Companies like UFO and such (who provide the generally awful Sci Fi Original movies), obviously are just conveyor belt film companies. They make their nut by grinding out x number of movies a year, and as long as nobody complains too much (i.e., ratings hit the targeted mark), whether the movies are good or not is largely beside the point.

I know that, but it's irksome, especially since it's evident that with a bit more care, they *could* make these films better. Again, at the baseline quality of these movies, another 10% of effort could easily make these films twice as good. (Sadly, this is also true of mega-million dollar studion films in many cases.)

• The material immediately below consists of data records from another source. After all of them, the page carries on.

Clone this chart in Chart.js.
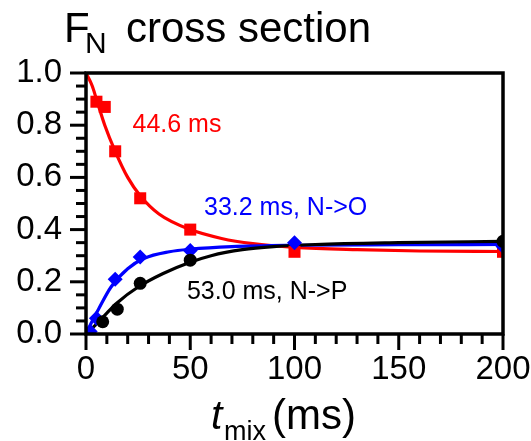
<!DOCTYPE html>
<html>
<head>
<meta charset="utf-8">
<script src="https://cdn.jsdelivr.net/npm/chart.js@4.4.0/dist/chart.umd.min.js"></script>
<style>
  html, body { margin: 0; padding: 0; background: #ffffff; }
  #wrap { width: 531px; height: 441px; position: relative; }
</style>
</head>
<body>
<div id="wrap"><canvas id="chart" width="531" height="441"></canvas></div>
<script>
// F_N cross-peak intensity versus mixing time (ms)

// measured points
const redTimes    = [5, 9, 14, 26, 50, 100, 200];
const redValues   = [0.89, 0.87, 0.70, 0.52, 0.40, 0.315, 0.315];
const blueTimes   = [2, 5, 14, 26, 50, 100, 200];
const blueValues  = [0.01, 0.06, 0.21, 0.295, 0.32, 0.35, 0.335];
const blackTimes  = [8, 15, 26, 50, 200];
const blackValues = [0.047, 0.095, 0.194, 0.283, 0.355];

// fitted curves
const redFitTimes   = [0, 3, 5, 9, 14, 20, 26, 35, 50, 65, 80, 100, 130, 160, 200];
const redFitValues  = [1.0, 0.95, 0.90, 0.80, 0.70, 0.60, 0.53, 0.46, 0.40, 0.366, 0.346, 0.332, 0.323, 0.318, 0.316];
const blueFitTimes  = [0, 3, 6, 12, 20, 28, 40, 50, 70, 100, 150, 200];
const blueFitValues = [0, 0.05, 0.095, 0.18, 0.25, 0.29, 0.315, 0.325, 0.335, 0.34, 0.342, 0.343];
const blackFitTimes  = [0, 5, 10, 15, 25, 37, 50, 60, 75, 90, 110, 150, 200];
const blackFitValues = [0, 0.038, 0.08, 0.12, 0.18, 0.232, 0.275, 0.30, 0.323, 0.335, 0.343, 0.35, 0.355];

// axis ticks
const xMajorTicks = [0, 50, 100, 150, 200];
const xMinorTicks = [10, 20, 30, 40, 60, 70, 80, 90, 110, 120, 130, 140, 160, 170, 180, 190];
const yMajorTicks = [0, 0.2, 0.4, 0.6, 0.8, 1.0];
const yMinorTicks = [0.05, 0.1, 0.15, 0.25, 0.3, 0.35, 0.45, 0.5, 0.55, 0.65, 0.7, 0.75, 0.85, 0.9, 0.95];

// lifetime labels
const labelTexts = ['44.6 ms', '33.2 ms, N->O', '53.0 ms, N->P'];

const RED = '#ff0000', BLUE = '#0000ff', BLACK = '#000000';
const FONT = '"Liberation Sans", Arial, Helvetica, sans-serif';

const pts = (xs, ys) => xs.map((x, i) => ({ x: x, y: ys[i] }));

// where the lifetime labels sit, in data units (left edge, vertical centre)
const labelAnchors = [
  { x: 22.3, y: 0.80, color: RED },
  { x: 56.6, y: 0.483, color: BLUE },
  { x: 48.4, y: 0.161, color: BLACK }
];

const frameAndText = {
  id: 'frameAndText',
  afterDatasetsDraw(chart) {
    const ctx = chart.ctx;
    const a = chart.chartArea;
    const xs = chart.scales.x, ys = chart.scales.y;
    ctx.save();
    ctx.strokeStyle = BLACK;
    ctx.lineCap = 'butt';

    // tick marks pointing outwards
    ctx.lineWidth = 3;
    const tick = (x1, y1, x2, y2) => { ctx.beginPath(); ctx.moveTo(x1, y1); ctx.lineTo(x2, y2); ctx.stroke(); };
    xMajorTicks.forEach(v => { const px = xs.getPixelForValue(v); tick(px, a.bottom, px, a.bottom + 16); });
    xMinorTicks.forEach(v => { const px = xs.getPixelForValue(v); tick(px, a.bottom, px, a.bottom + 10); });
    yMajorTicks.forEach(v => { const py = ys.getPixelForValue(v); tick(a.left, py, a.left - 16, py); });
    yMinorTicks.forEach(v => { const py = ys.getPixelForValue(v); tick(a.left, py, a.left - 10, py); });

    // plot frame
    ctx.lineWidth = 3.5;
    ctx.strokeRect(a.left, a.top, a.right - a.left, a.bottom - a.top);

    // lifetime labels
    ctx.font = '25px ' + FONT;
    ctx.textAlign = 'left';
    ctx.textBaseline = 'middle';
    labelAnchors.forEach((l, i) => {
      ctx.fillStyle = l.color;
      ctx.fillText(labelTexts[i], xs.getPixelForValue(l.x), ys.getPixelForValue(l.y));
    });

    // title: F_N cross section
    ctx.fillStyle = BLACK;
    ctx.textBaseline = 'alphabetic';
    ctx.font = '42px ' + FONT;
    ctx.fillText('F', 64, 42);
    ctx.font = '30px ' + FONT;
    ctx.fillText('N', 85, 53);
    ctx.font = '42px ' + FONT;
    ctx.fillText('cross section', 126, 42);

    // x axis title: t_mix (ms)
    ctx.font = 'italic 41px ' + FONT;
    ctx.fillText('t', 211, 429);
    ctx.font = '27px ' + FONT;
    ctx.fillText('mix', 224, 440);
    ctx.font = '42px ' + FONT;
    ctx.fillText('(ms)', 272, 429);
    ctx.restore();
  }
};

const fitLine = (times, values, color) => ({
  type: 'scatter',
  data: pts(times, values),
  showLine: true,
  clip: 0,
  borderColor: color,
  backgroundColor: color,
  borderWidth: 3.2,
  pointRadius: 0,
  pointHoverRadius: 0,
  cubicInterpolationMode: 'monotone',
  order: 2
});

const markers = (times, values, color, style, radius) => ({
  type: 'scatter',
  data: pts(times, values),
  showLine: false,
  clip: 0,
  pointStyle: style,
  pointRadius: radius,
  pointHoverRadius: radius,
  pointBorderWidth: 0,
  pointBackgroundColor: color,
  pointBorderColor: color,
  order: 1
});

new Chart(document.getElementById('chart'), {
  type: 'scatter',
  data: {
    datasets: [
      fitLine(blackFitTimes, blackFitValues, BLACK),
      fitLine(blueFitTimes, blueFitValues, BLUE),
      fitLine(redFitTimes, redFitValues, RED),
      markers(blackTimes, blackValues, BLACK, 'circle', 6.5),
      markers(blueTimes, blueValues, BLUE, 'rectRot', 7.5),
      markers(redTimes, redValues, RED, 'rect', 8.5)
    ]
  },
  options: {
    responsive: false,
    animation: false,
    devicePixelRatio: 1,
    layout: { padding: { top: 73, right: 28, left: 0, bottom: 0 } },
    plugins: { legend: { display: false }, tooltip: { enabled: false }, title: { display: false } },
    scales: {
      x: {
        type: 'linear', min: 0, max: 200,
        afterFit(scale) { scale.height = 107; scale.paddingLeft = 0; scale.paddingRight = 0; },
        grid: { display: false, drawTicks: false },
        border: { display: false },
        ticks: {
          stepSize: 50, padding: 16, color: BLACK, maxRotation: 0,
          font: { family: FONT, size: 33 }
        }
      },
      y: {
        type: 'linear', min: 0, max: 1,
        afterFit(scale) { scale.width = 86; scale.paddingTop = 0; scale.paddingBottom = 0; },
        grid: { display: false, drawTicks: false },
        border: { display: false },
        ticks: {
          stepSize: 0.2, padding: 24, color: BLACK,
          font: { family: FONT, size: 33 },
          callback: v => v.toFixed(1)
        }
      }
    }
  },
  plugins: [frameAndText]
});
</script>
</body>
</html>
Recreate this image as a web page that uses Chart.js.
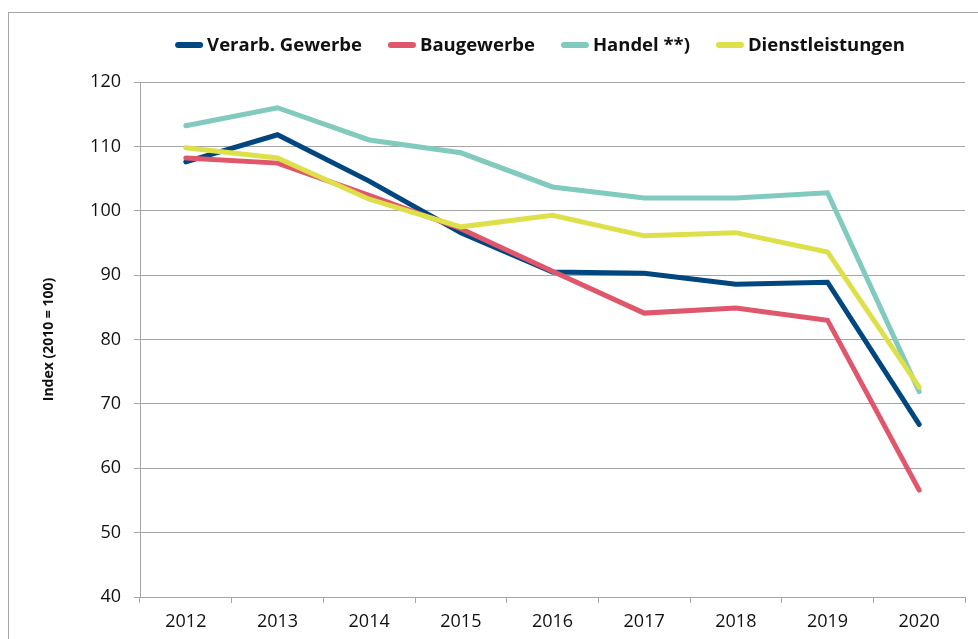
<!doctype html>
<html><head><meta charset="utf-8">
<script src="https://cdn.jsdelivr.net/npm/chart.js@4/dist/chart.umd.min.js"></script>
<style>
* { margin:0; padding:0; box-sizing:border-box; }
html,body { width:978px; height:639px; overflow:hidden; background:#fff; font-family:'Open Sans',sans-serif; }
.wrap { position:relative; width:978px; height:639px; }
.frame { position:absolute; left:8px; top:12px; width:1000px; height:700px; border:1px solid #a6a6a6; }
canvas { position:absolute; left:0; top:0; }
</style>
</head>
<body>
<div class="wrap">
  <div class="frame"></div>
  <canvas id="chart" width="978" height="639"></canvas>
</div>
<script>
const years = ['2012','2013','2014','2015','2016','2017','2018','2019','2020'];
const verarb = [107.6, 111.8, 104.6, 96.6, 90.5, 90.3, 88.6, 88.9, 66.8];
const bau = [108.2, 107.4, 102.4, 97.2, 90.6, 84.1, 84.9, 83.0, 56.6];
const handel = [113.2, 116.0, 111.0, 109.0, 103.7, 102.0, 102.0, 102.8, 71.9];
const dienst = [109.8, 108.2, 101.8, 97.5, 99.3, 96.1, 96.6, 93.6, 72.6];

const GRID = '#a6a6a6';

// legend drawn by hand so the small line samples sit tight to the text
const lineLegend = {
  id: 'lineLegend',
  afterDraw(chart) {
    const ctx = chart.ctx;
    const ds = chart.data.datasets;
    ctx.save();
    ctx.font = 'bold 18.5px "Open Sans"';
    ctx.textBaseline = 'middle';
    const sample = 28, gap = 4, space = 26;
    const widths = ds.map(d => sample + gap + ctx.measureText(d.label).width);
    const total = widths.reduce((a, b) => a + b, 0) + space * (ds.length - 1);
    let x = 540 - total / 2;
    const y = 45;
    ds.forEach((d, i) => {
      ctx.strokeStyle = d.borderColor;
      ctx.lineWidth = 6;
      ctx.lineCap = 'round';
      ctx.beginPath();
      ctx.moveTo(x + 3, y);
      ctx.lineTo(x + sample - 3, y);
      ctx.stroke();
      ctx.fillStyle = '#111';
      ctx.fillText(d.label, x + sample + gap, y + 1);
      x += widths[i] + space;
    });
    ctx.restore();
  }
};

function series(label, data, color, order) {
  return { label, data, borderColor: color, backgroundColor: color, borderWidth: 5,
    pointRadius: 0, pointHoverRadius: 0, tension: 0, borderCapStyle: 'round',
    borderJoinStyle: 'miter', fill: false, order };
}

new Chart(document.getElementById('chart'), {
  type: 'line',
  data: {
    labels: years,
    datasets: [
      series('Verarb. Gewerbe', verarb, '#00477f', 4),
      series('Baugewerbe', bau, '#e0566b', 3),
      series('Handel **)', handel, '#80cabe', 2),
      series('Dienstleistungen', dienst, '#dee04a', 1)
    ]
  },
  options: {
    responsive: false, animation: false,
    layout: { padding: { top: 82, right: 13, bottom: 0, left: 0 } },
    plugins: { legend: { display: false }, tooltip: { enabled: false } },
    scales: {
      x: {
        offset: true,
        grid: { offset: true, drawOnChartArea: false, drawTicks: true, tickLength: 6, color: GRID },
        border: { color: GRID },
        ticks: { font: { family: 'Open Sans', size: 18 }, color: '#111', padding: 8, maxRotation: 0 },
        afterFit(s) { s.height = 42; }
      },
      y: {
        min: 40, max: 120,
        grid: { color: GRID, tickLength: 6 },
        border: { color: GRID },
        ticks: { stepSize: 10, font: { family: 'Open Sans', size: 18 }, color: '#111', padding: 13 },
        title: { display: true, text: 'Index (2010 = 100)', color: '#111',
          font: { family: 'Open Sans', size: 14, weight: 'bold' }, padding: { top: 41, bottom: 0 } },
        afterFit(s) { s.width = 140; }
      }
    }
  },
  plugins: [lineLegend]
});
</script>
</body></html>
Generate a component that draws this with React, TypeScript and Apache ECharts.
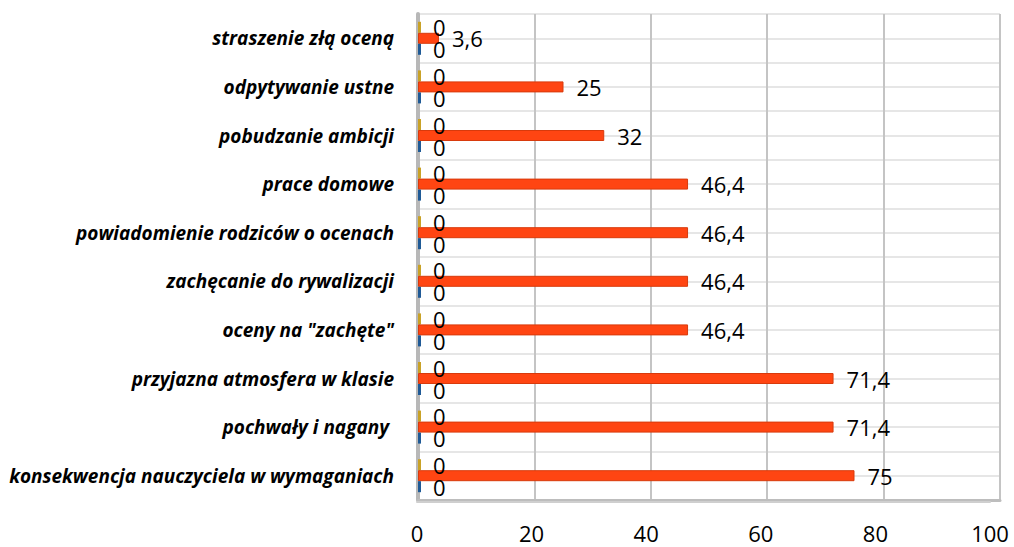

The reason people like Roger Corman are so fondly remembered is that he did everything he could to make his films as good as they possibly could be, short of spending another dime on them. And hence even complete junk flicks like Viking Women vs. the Sea Serpent have some substance to them.

At 8:26 PM, Anonymous John Carpenter said...

Ken, this is an easy film to like. It has that certain charm that many low budget films have when the director and cast give it their best effort. While the two female aliens are stunners, I couldn't take my eyes off of the not-so-secret admirer Alex, played by Meghan Ory. Unfortunately, she is not a listed cast member for Decoys 2. Also, the director is different for the sequel. It will indeed most likely be inferior to the original. I have no shame in admitting that I have Decoys in my dvd collection.

At 7:58 AM, Blogger Ken Begg said...

Yeah, it's no classic, but really, isn't this exactly the sort of film (along with the very occasionally, really, really good film) that keeps up trodding through all the muck.

I think 'charm' is a good word. It doesn't aim above itself, and it's not embarrassed of what it is, and doesn't seem to look down on its target audience (which actually happens a lot). Nice stuff.

I saw the director change, too, and that pretty much cemented my feel that the sequel would not be as good. As for Ory, I am in total agreement, which despite the attractiveness of the other actresses really had me kind of rolling my eyes at her 'invisible' status.